Differential T cell immunity to SARS-CoV-2 in mRNA-1273 and BNT162b2 vaccinated individuals

Abstract

Abstract T-cell immunity to SARS-CoV-2 vaccination with either BNT162b2 (Pfizer-BioNTech) or mRNA-1273 (Moderna) mRNA vaccines was quantified through a validated ELISpot assay at various time points. The magnitude and duration of response was compared between these two vaccine cohorts alongside the anti-spike IgG response. Freshly isolated peripheral blood mononuclear cells were incubated with overlapping peptide pools covering the SARS-CoV-2 spike protein in an IFNg ELISpot assay.
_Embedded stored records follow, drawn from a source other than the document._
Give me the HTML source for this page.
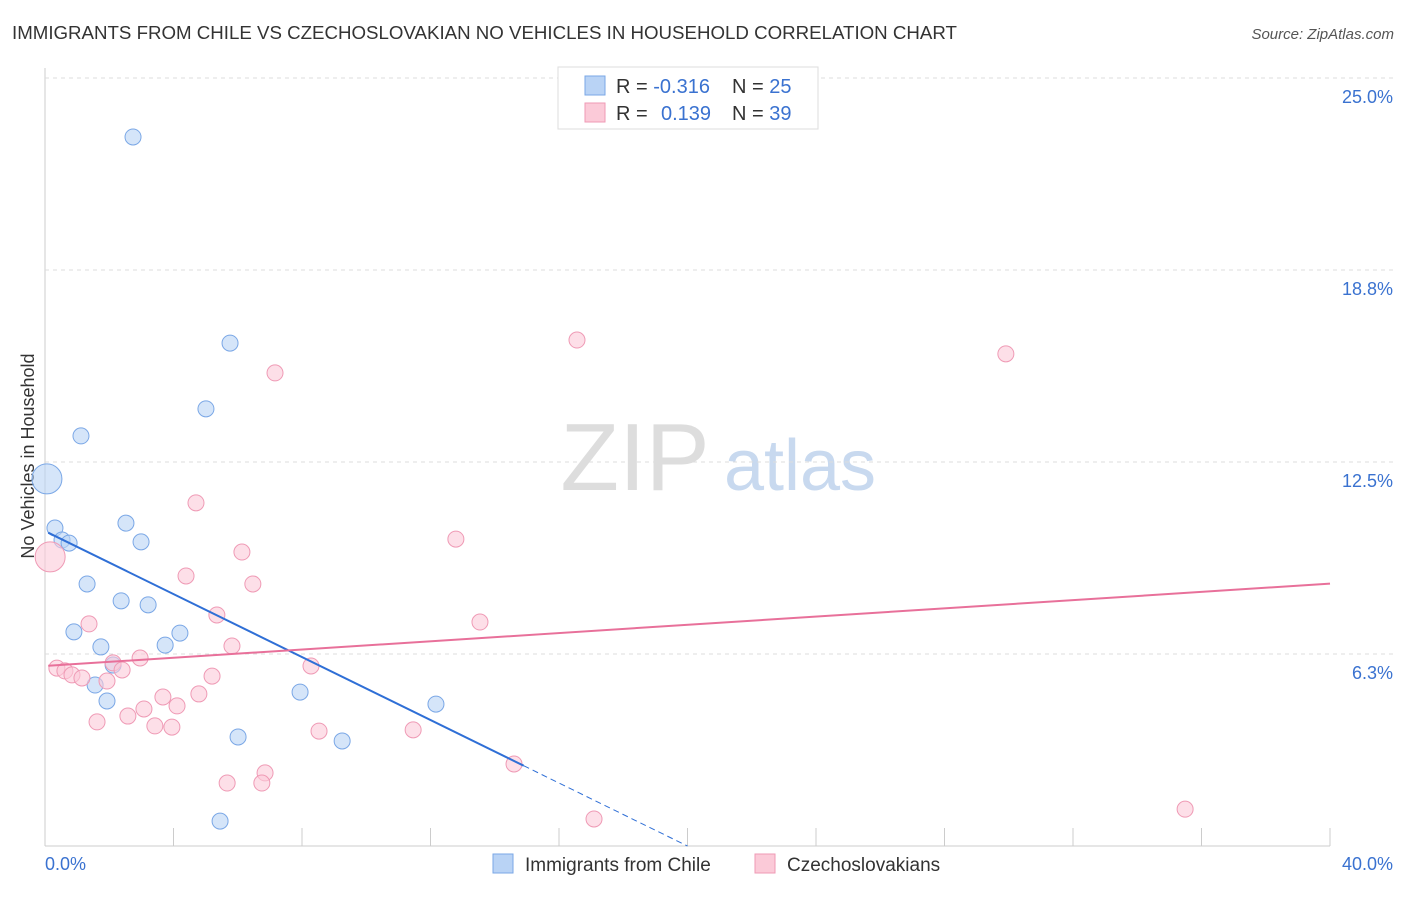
<!DOCTYPE html>
<html><head><meta charset="utf-8"><style>
body{margin:0;background:#fff;font-family:"Liberation Sans",sans-serif;}
svg text{font-family:"Liberation Sans",sans-serif;}
</style></head><body>
<svg id="chart" width="1406" height="892">
<text x="12" y="39" font-size="18.7" fill="#333">IMMIGRANTS FROM CHILE VS CZECHOSLOVAKIAN NO VEHICLES IN HOUSEHOLD CORRELATION CHART</text>
<text x="1394" y="39" font-size="15" fill="#555" text-anchor="end" font-style="italic">Source: ZipAtlas.com</text>
<text x="34" y="456" font-size="18" fill="#333" text-anchor="middle" transform="rotate(-90 34 456)">No Vehicles in Household</text>
<g><text x="635" y="490" font-size="96" fill="#ddd" text-anchor="middle" font-family="Liberation Serif">ZIP</text><text x="800" y="490" font-size="72" fill="#c8d9ef" text-anchor="middle">atlas</text></g>
<g id="grid"></g><g id="marks"></g>
<g>
<rect x="558" y="67" width="260" height="62" fill="#fff" stroke="#ddd"/>
<rect x="585" y="76" width="20" height="19" fill="#b9d3f5" stroke="#7aa7e6"/>
<rect x="585" y="103" width="20" height="19" fill="#fbcad8" stroke="#ef9ab5"/>
<text x="616" y="93" font-size="20" fill="#333">R = <tspan fill="#3a72d0">-0.316</tspan><tspan x="732">N = </tspan><tspan fill="#3a72d0">25</tspan></text>
<text x="616" y="120" font-size="20" fill="#333">R = <tspan x="661" fill="#3a72d0">0.139</tspan><tspan x="732">N = </tspan><tspan fill="#3a72d0">39</tspan></text>
</g>
<g>
<rect x="493" y="854" width="20" height="19" fill="#b9d3f5" stroke="#7aa7e6"/>
<text x="525" y="871" font-size="19" fill="#333">Immigrants from Chile</text>
<rect x="755" y="854" width="20" height="19" fill="#fbcad8" stroke="#ef9ab5"/>
<text x="787" y="871" font-size="19" fill="#333">Czechoslovakians</text>
</g>
</svg>
<script>
const yTicks=[6.25,12.5,18.75,25];
const yTickLabels=["6.3%","12.5%","18.8%","25.0%"];
const xTickLabels=["0.0%","40.0%"];
const chileX=[2.74,0.06,5.76,5.01,1.12,0.31,0.53,0.75,2.52,2.99,1.31,2.37,3.21,0.90,4.20,1.74,3.74,2.12,1.56,1.93,7.94,12.17,6.01,9.25,5.45];
const chileY=[23.08,11.95,16.37,14.23,13.35,10.35,9.96,9.86,10.51,9.90,8.53,7.98,7.85,6.97,6.93,6.48,6.54,5.89,5.24,4.72,5.01,4.62,3.55,3.42,0.81];
const czechX=[16.56,29.91,7.16,4.70,12.79,6.13,4.39,6.47,5.35,13.54,1.37,5.82,2.96,2.12,8.28,0.37,0.62,0.84,1.15,2.40,1.93,5.20,3.67,4.79,3.08,4.11,2.58,1.62,3.42,3.95,8.53,11.46,6.85,5.67,6.75,14.60,17.09,35.49,0.16];
const czechY=[16.47,16.02,15.40,11.17,9.99,9.57,8.79,8.53,7.52,7.29,7.23,6.51,6.12,5.96,5.86,5.79,5.70,5.57,5.47,5.73,5.37,5.53,4.85,4.95,4.46,4.56,4.23,4.04,3.91,3.87,3.74,3.78,2.38,2.05,2.05,2.67,0.88,1.20,9.41];
const chileTrend=[10.25,-0.5125];
const czechTrend=[5.86,0.067];
const NS="http://www.w3.org/2000/svg";
const X=v=>45+v/40*1285, Y=v=>846-v/25*768;
function mk(t,a,p){const e=document.createElementNS(NS,t);for(const k in a)e.setAttribute(k,a[k]);p.appendChild(e);return e;}
const g=document.getElementById('grid'), m=document.getElementById('marks');
const ax=mk('line',{x1:45,y1:68,x2:45,y2:846,stroke:'#ccc'},g);


const bx=mk('line',{x1:45,y1:846,x2:1330,y2:846,stroke:'#ccc'},g);


for(let i=0;i<=10;i++){const tk=mk('line',{x1:X(i*4),y1:828,x2:X(i*4),y2:846,stroke:'#ccc'},g);

}
yTicks.forEach((v,i)=>{const l=mk('line',{x1:45,y1:Y(v),x2:1394,y2:Y(v),stroke:'#ddd','stroke-dasharray':'4,4'},g);


const t=mk('text',{x:1393,y:Y(v)+25,'font-size':18,fill:'#3a72d0','text-anchor':'end'},g);t.textContent=yTickLabels[i];

});
[[0,45,'start'],[1,1393,'end']].forEach(([i,x,a])=>{const t=mk('text',{x:x,y:870,'font-size':18,fill:'#3a72d0','text-anchor':a},g);t.textContent=xTickLabels[i];

});
function pts(xs,ys,fill,stroke,name,big){xs.forEach((x,i)=>{const r=(big.includes(i))?15:8;const c=mk('circle',{cx:X(x),cy:Y(ys[i]),r:r,fill:fill,'fill-opacity':0.6,stroke:stroke,'stroke-width':1},m);

});}
pts(chileX,chileY,'#b9d3f5','#7aa7e6','chile-point',[1]);
pts(czechX,czechY,'#fbcad8','#ef9ab5','czech-point',[38]);
const bt=x=>chileTrend[0]+chileTrend[1]*x;
const l1=mk('line',{x1:X(0.1),y1:Y(bt(0.1)),x2:X(14.9),y2:Y(bt(14.9)),stroke:'#2f6fd6','stroke-width':2},m);


const xe=-chileTrend[0]/chileTrend[1];
const l2=mk('line',{x1:X(14.9),y1:Y(bt(14.9)),x2:X(xe),y2:Y(0),stroke:'#2f6fd6','stroke-width':1,'stroke-dasharray':'6,4'},m);


const pt=x=>czechTrend[0]+czechTrend[1]*x;
const l3=mk('line',{x1:X(0.1),y1:Y(pt(0.1)),x2:X(40),y2:Y(pt(40)),stroke:'#e8709a','stroke-width':2},m);


</script>
</body></html>
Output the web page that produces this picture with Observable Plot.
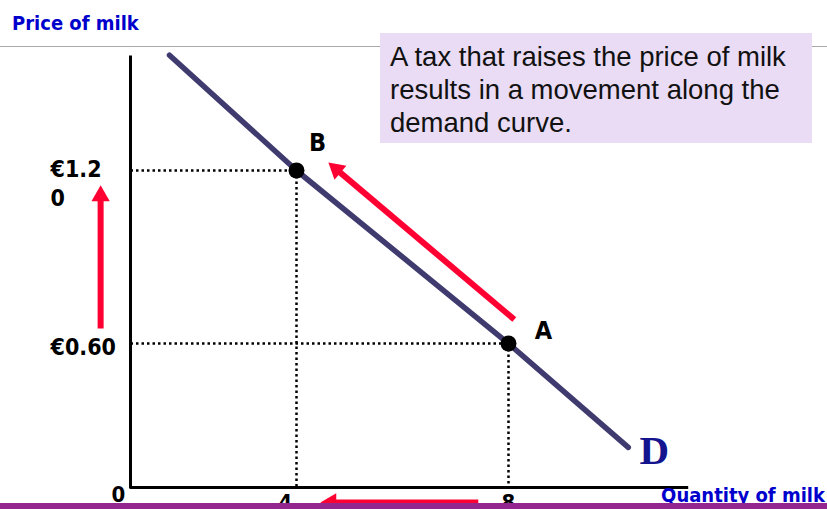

Donors T cell responses to spike protein were assessed where possible at pre-vaccination, post second vaccination, and at long-term follow up. Anti-Spike IgG was quantified by serum ELISA. Following the 2 dose regimens, all donors developed anti-spike T-cell responses. The median decline in T-cell response between the 2nd vaccine dose and long-term follow-up was 35.1%. At long-term follow-up, T-cell responses in BNT162b2 vaccinated individuals were lower than mRNA-1273. Median T-cell responses were 38.5 SFU/2.5×105 (BNT162b2 ) and 86 SFU/2.5×105 (mRNA-1273). Anti-spike IgG decreased by a median of 89.3% at long-term follow-up. Individuals receiving BNT162b2 had lower serum antibody levels long-term compared to mRNA-1273. The median antibody responses were 205.3 BAU/mL (BNT162b2 ) and 335 BAU/mL (mRNA-1273). Both humoral and cellular immunity to SARS-CoV-2 is decreased long-term post-vaccination with either mRNA vaccine, and both are significantly lower in BNT162b2-vaccinated compared to mRNA-1273-vaccinated individuals, with a greater magnitude of difference in the T cell response between vaccines compared to antibody levels. As breakthrough infections continue to rise, understanding the dynamics of these vaccine responses is crucial.